Tatianie Okupnik kiepsko się ostatnio wiedzie. Wywórnia płytowa zrezygnowała ze współpracy z nią, podobnie jak TVP. Na festiwalu w Opolu zajęła przedostatnie miejsce. Porażka była dla Tatiany tym bardziej dotkliwa, że artystka słono zapłaciła za promocję swojej osoby. Jej rachunek za trzy dni wyniósł aż 50 tysięcy złotych - pisze Fakt.
Suma obejmuje szyty na zamówienie kostium sceniczny w kolorze cielistym, ozdobiony błyszczącymi kamyczkami za 10 tysięcy. Bardziej już nie można było się rozebrać w tym czasie antenowym. Zainwestowała także w wypożyczenie przedłużanego Hummera, który jeździł po Opolu z jej zdjęciem na karoserii i numerem, pod którym należało głosować na jej piosenkę (nie pomogło). Jak twierdzi tabloid - wydała na to 23 tysiące złotych.
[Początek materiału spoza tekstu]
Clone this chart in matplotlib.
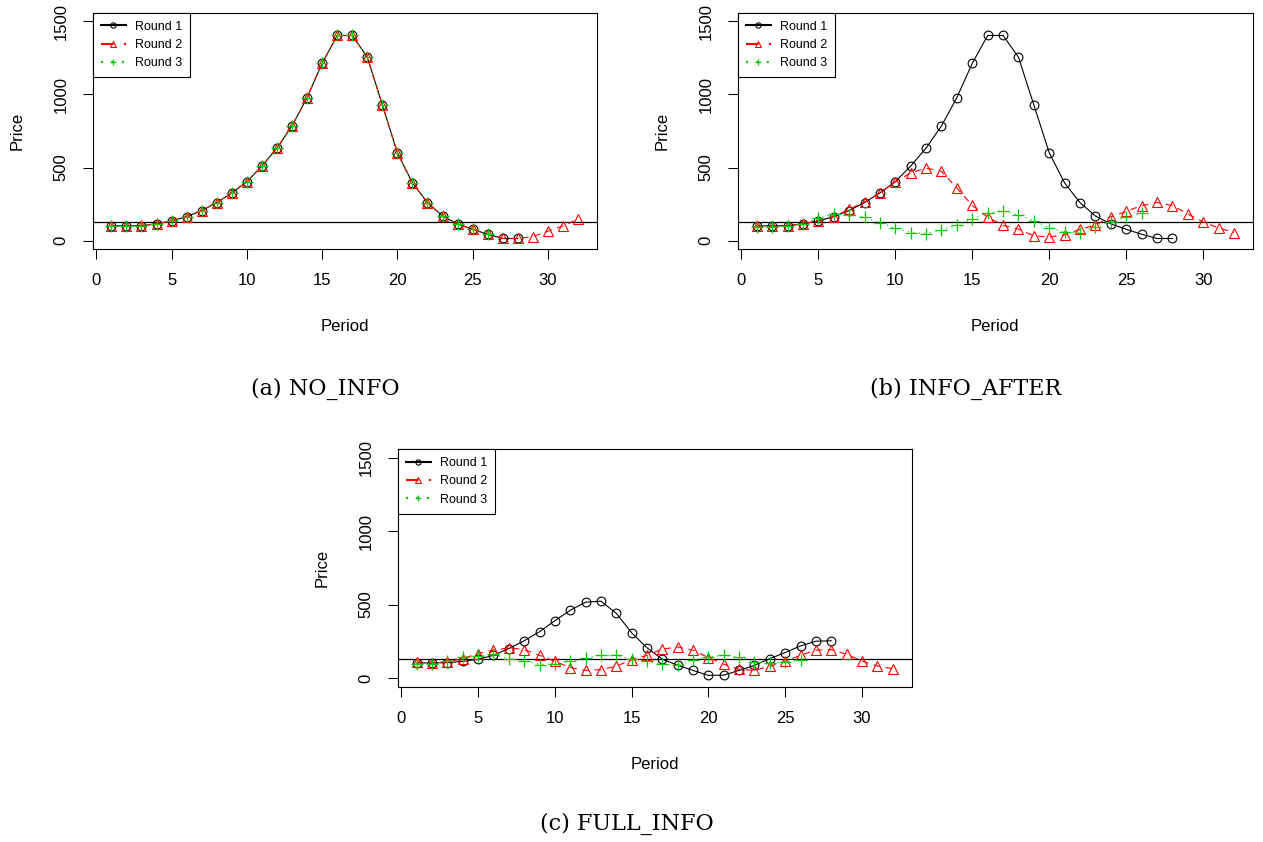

Gaża towarzyszących Tatianie na scenie tancerzy i wokalistek wyniosła to 10 tysięcy złotych. Do tego liczne gadżety, które rozdawały widzom hostessy - ulotki, płyty i chusteczki. Kolejne 6 tysięcy.
Co zrobi teraz, gdy pieniądze te okazały się wyrzucone w błoto? Sytuacja Tatiany jest niewesoła, szczególnie że nie finansuje jej już były facet, bogaty właściciel sieci restauracji Sphinx.
Okupnik przekreśliła chyba swoje szanse na karierę wokalną, zaczynając pracę jako prowadząca show w TVP. Od dawna wiadomo przecież, że Polacy nie przepadają za śpiewającymi prezenterkami (patrz: Kasia Skrzynecka).